## Begin Supplied data

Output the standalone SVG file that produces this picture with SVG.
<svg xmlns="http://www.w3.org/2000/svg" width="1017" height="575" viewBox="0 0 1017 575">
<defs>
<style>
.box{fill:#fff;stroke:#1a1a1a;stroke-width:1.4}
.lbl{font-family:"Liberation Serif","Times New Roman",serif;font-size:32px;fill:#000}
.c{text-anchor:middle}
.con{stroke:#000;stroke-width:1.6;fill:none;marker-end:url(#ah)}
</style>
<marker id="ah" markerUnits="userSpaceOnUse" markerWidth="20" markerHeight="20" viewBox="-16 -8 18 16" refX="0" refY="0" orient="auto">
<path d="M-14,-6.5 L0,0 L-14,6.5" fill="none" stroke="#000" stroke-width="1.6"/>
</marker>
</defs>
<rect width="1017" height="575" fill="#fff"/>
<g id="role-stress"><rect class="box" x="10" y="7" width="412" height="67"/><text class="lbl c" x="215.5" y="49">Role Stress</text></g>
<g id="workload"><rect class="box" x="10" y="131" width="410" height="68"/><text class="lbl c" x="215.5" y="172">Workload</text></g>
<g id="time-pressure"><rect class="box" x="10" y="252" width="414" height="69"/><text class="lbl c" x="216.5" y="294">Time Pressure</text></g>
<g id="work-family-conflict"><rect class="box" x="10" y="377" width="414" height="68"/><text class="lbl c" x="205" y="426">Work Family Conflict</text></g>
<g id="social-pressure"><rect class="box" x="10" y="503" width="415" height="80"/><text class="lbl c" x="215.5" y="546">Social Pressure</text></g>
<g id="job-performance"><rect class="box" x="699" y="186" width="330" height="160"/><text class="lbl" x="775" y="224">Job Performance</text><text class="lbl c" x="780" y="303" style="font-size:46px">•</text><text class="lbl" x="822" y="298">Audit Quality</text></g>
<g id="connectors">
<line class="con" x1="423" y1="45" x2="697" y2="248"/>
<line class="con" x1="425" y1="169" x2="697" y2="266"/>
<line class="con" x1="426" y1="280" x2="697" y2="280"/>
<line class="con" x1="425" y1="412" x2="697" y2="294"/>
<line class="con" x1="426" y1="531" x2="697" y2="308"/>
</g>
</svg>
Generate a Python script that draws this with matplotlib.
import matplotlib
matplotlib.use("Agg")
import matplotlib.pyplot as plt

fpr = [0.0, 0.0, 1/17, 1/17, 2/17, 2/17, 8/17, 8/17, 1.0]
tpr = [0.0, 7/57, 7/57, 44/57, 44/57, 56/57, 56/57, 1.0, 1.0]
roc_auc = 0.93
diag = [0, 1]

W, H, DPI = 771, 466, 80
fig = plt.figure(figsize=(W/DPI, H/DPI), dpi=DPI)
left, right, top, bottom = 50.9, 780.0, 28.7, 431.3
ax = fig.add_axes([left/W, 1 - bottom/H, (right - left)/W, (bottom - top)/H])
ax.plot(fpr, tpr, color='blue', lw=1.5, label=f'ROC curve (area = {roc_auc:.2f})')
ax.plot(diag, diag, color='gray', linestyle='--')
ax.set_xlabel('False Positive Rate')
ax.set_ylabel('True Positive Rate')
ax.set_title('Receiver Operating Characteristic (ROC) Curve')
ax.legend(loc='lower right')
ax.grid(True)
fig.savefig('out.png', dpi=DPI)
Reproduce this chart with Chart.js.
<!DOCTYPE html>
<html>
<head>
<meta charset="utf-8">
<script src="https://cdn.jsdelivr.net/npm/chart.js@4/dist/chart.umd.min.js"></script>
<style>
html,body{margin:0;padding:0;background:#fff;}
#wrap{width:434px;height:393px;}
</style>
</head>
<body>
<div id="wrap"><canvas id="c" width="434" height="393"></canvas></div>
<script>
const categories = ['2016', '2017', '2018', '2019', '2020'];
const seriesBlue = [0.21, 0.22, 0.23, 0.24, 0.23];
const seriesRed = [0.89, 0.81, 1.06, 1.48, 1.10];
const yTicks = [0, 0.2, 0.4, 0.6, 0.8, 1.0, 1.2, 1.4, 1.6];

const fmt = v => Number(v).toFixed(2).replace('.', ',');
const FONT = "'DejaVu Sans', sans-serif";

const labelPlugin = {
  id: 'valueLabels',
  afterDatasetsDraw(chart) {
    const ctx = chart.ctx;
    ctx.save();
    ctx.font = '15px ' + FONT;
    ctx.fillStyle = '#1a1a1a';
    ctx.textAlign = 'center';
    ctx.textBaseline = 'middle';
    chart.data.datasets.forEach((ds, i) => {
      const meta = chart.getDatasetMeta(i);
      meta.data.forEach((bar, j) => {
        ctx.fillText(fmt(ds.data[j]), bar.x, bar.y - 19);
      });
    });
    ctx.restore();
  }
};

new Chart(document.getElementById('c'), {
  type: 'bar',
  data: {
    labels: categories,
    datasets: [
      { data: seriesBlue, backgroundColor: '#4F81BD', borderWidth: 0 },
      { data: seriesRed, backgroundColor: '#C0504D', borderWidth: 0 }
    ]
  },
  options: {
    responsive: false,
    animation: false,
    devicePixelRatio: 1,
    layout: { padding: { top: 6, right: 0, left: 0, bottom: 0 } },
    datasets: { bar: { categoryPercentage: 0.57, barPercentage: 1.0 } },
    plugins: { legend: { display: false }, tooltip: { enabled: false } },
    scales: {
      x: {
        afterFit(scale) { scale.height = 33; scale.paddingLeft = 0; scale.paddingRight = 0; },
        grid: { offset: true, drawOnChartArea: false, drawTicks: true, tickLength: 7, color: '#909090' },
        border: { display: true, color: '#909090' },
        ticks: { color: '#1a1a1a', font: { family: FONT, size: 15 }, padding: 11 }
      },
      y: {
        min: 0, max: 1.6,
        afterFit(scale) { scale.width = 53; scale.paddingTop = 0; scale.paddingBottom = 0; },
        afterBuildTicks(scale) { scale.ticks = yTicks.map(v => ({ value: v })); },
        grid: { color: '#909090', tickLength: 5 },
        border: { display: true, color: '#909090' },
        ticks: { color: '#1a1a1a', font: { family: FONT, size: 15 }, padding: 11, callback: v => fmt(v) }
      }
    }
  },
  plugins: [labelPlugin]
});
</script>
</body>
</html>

## End Supplied data

Task objective: Copy every line verbatim.

Worked answer:
Output the standalone SVG file that produces this picture with SVG.
<svg xmlns="http://www.w3.org/2000/svg" width="1017" height="575" viewBox="0 0 1017 575">
<defs>
<style>
.box{fill:#fff;stroke:#1a1a1a;stroke-width:1.4}
.lbl{font-family:"Liberation Serif","Times New Roman",serif;font-size:32px;fill:#000}
.c{text-anchor:middle}
.con{stroke:#000;stroke-width:1.6;fill:none;marker-end:url(#ah)}
</style>
<marker id="ah" markerUnits="userSpaceOnUse" markerWidth="20" markerHeight="20" viewBox="-16 -8 18 16" refX="0" refY="0" orient="auto">
<path d="M-14,-6.5 L0,0 L-14,6.5" fill="none" stroke="#000" stroke-width="1.6"/>
</marker>
</defs>
<rect width="1017" height="575" fill="#fff"/>
<g id="role-stress"><rect class="box" x="10" y="7" width="412" height="67"/><text class="lbl c" x="215.5" y="49">Role Stress</text></g>
<g id="workload"><rect class="box" x="10" y="131" width="410" height="68"/><text class="lbl c" x="215.5" y="172">Workload</text></g>
<g id="time-pressure"><rect class="box" x="10" y="252" width="414" height="69"/><text class="lbl c" x="216.5" y="294">Time Pressure</text></g>
<g id="work-family-conflict"><rect class="box" x="10" y="377" width="414" height="68"/><text class="lbl c" x="205" y="426">Work Family Conflict</text></g>
<g id="social-pressure"><rect class="box" x="10" y="503" width="415" height="80"/><text class="lbl c" x="215.5" y="546">Social Pressure</text></g>
<g id="job-performance"><rect class="box" x="699" y="186" width="330" height="160"/><text class="lbl" x="775" y="224">Job Performance</text><text class="lbl c" x="780" y="303" style="font-size:46px">•</text><text class="lbl" x="822" y="298">Audit Quality</text></g>
<g id="connectors">
<line class="con" x1="423" y1="45" x2="697" y2="248"/>
<line class="con" x1="425" y1="169" x2="697" y2="266"/>
<line class="con" x1="426" y1="280" x2="697" y2="280"/>
<line class="con" x1="425" y1="412" x2="697" y2="294"/>
<line class="con" x1="426" y1="531" x2="697" y2="308"/>
</g>
</svg>
Generate a Python script that draws this with matplotlib.
import matplotlib
matplotlib.use("Agg")
import matplotlib.pyplot as plt

fpr = [0.0, 0.0, 1/17, 1/17, 2/17, 2/17, 8/17, 8/17, 1.0]
tpr = [0.0, 7/57, 7/57, 44/57, 44/57, 56/57, 56/57, 1.0, 1.0]
roc_auc = 0.93
diag = [0, 1]

W, H, DPI = 771, 466, 80
fig = plt.figure(figsize=(W/DPI, H/DPI), dpi=DPI)
left, right, top, bottom = 50.9, 780.0, 28.7, 431.3
ax = fig.add_axes([left/W, 1 - bottom/H, (right - left)/W, (bottom - top)/H])
ax.plot(fpr, tpr, color='blue', lw=1.5, label=f'ROC curve (area = {roc_auc:.2f})')
ax.plot(diag, diag, color='gray', linestyle='--')
ax.set_xlabel('False Positive Rate')
ax.set_ylabel('True Positive Rate')
ax.set_title('Receiver Operating Characteristic (ROC) Curve')
ax.legend(loc='lower right')
ax.grid(True)
fig.savefig('out.png', dpi=DPI)
Reproduce this chart with Chart.js.
<!DOCTYPE html>
<html>
<head>
<meta charset="utf-8">
<script src="https://cdn.jsdelivr.net/npm/chart.js@4/dist/chart.umd.min.js"></script>
<style>
html,body{margin:0;padding:0;background:#fff;}
#wrap{width:434px;height:393px;}
</style>
</head>
<body>
<div id="wrap"><canvas id="c" width="434" height="393"></canvas></div>
<script>
const categories = ['2016', '2017', '2018', '2019', '2020'];
const seriesBlue = [0.21, 0.22, 0.23, 0.24, 0.23];
const seriesRed = [0.89, 0.81, 1.06, 1.48, 1.10];
const yTicks = [0, 0.2, 0.4, 0.6, 0.8, 1.0, 1.2, 1.4, 1.6];

const fmt = v => Number(v).toFixed(2).replace('.', ',');
const FONT = "'DejaVu Sans', sans-serif";

const labelPlugin = {
  id: 'valueLabels',
  afterDatasetsDraw(chart) {
    const ctx = chart.ctx;
    ctx.save();
    ctx.font = '15px ' + FONT;
    ctx.fillStyle = '#1a1a1a';
    ctx.textAlign = 'center';
    ctx.textBaseline = 'middle';
    chart.data.datasets.forEach((ds, i) => {
      const meta = chart.getDatasetMeta(i);
      meta.data.forEach((bar, j) => {
        ctx.fillText(fmt(ds.data[j]), bar.x, bar.y - 19);
      });
    });
    ctx.restore();
  }
};

new Chart(document.getElementById('c'), {
  type: 'bar',
  data: {
    labels: categories,
    datasets: [
      { data: seriesBlue, backgroundColor: '#4F81BD', borderWidth: 0 },
      { data: seriesRed, backgroundColor: '#C0504D', borderWidth: 0 }
    ]
  },
  options: {
    responsive: false,
    animation: false,
    devicePixelRatio: 1,
    layout: { padding: { top: 6, right: 0, left: 0, bottom: 0 } },
    datasets: { bar: { categoryPercentage: 0.57, barPercentage: 1.0 } },
    plugins: { legend: { display: false }, tooltip: { enabled: false } },
    scales: {
      x: {
        afterFit(scale) { scale.height = 33; scale.paddingLeft = 0; scale.paddingRight = 0; },
        grid: { offset: true, drawOnChartArea: false, drawTicks: true, tickLength: 7, color: '#909090' },
        border: { display: true, color: '#909090' },
        ticks: { color: '#1a1a1a', font: { family: FONT, size: 15 }, padding: 11 }
      },
      y: {
        min: 0, max: 1.6,
        afterFit(scale) { scale.width = 53; scale.paddingTop = 0; scale.paddingBottom = 0; },
        afterBuildTicks(scale) { scale.ticks = yTicks.map(v => ({ value: v })); },
        grid: { color: '#909090', tickLength: 5 },
        border: { display: true, color: '#909090' },
        ticks: { color: '#1a1a1a', font: { family: FONT, size: 15 }, padding: 11, callback: v => fmt(v) }
      }
    }
  },
  plugins: [labelPlugin]
});
</script>
</body>
</html>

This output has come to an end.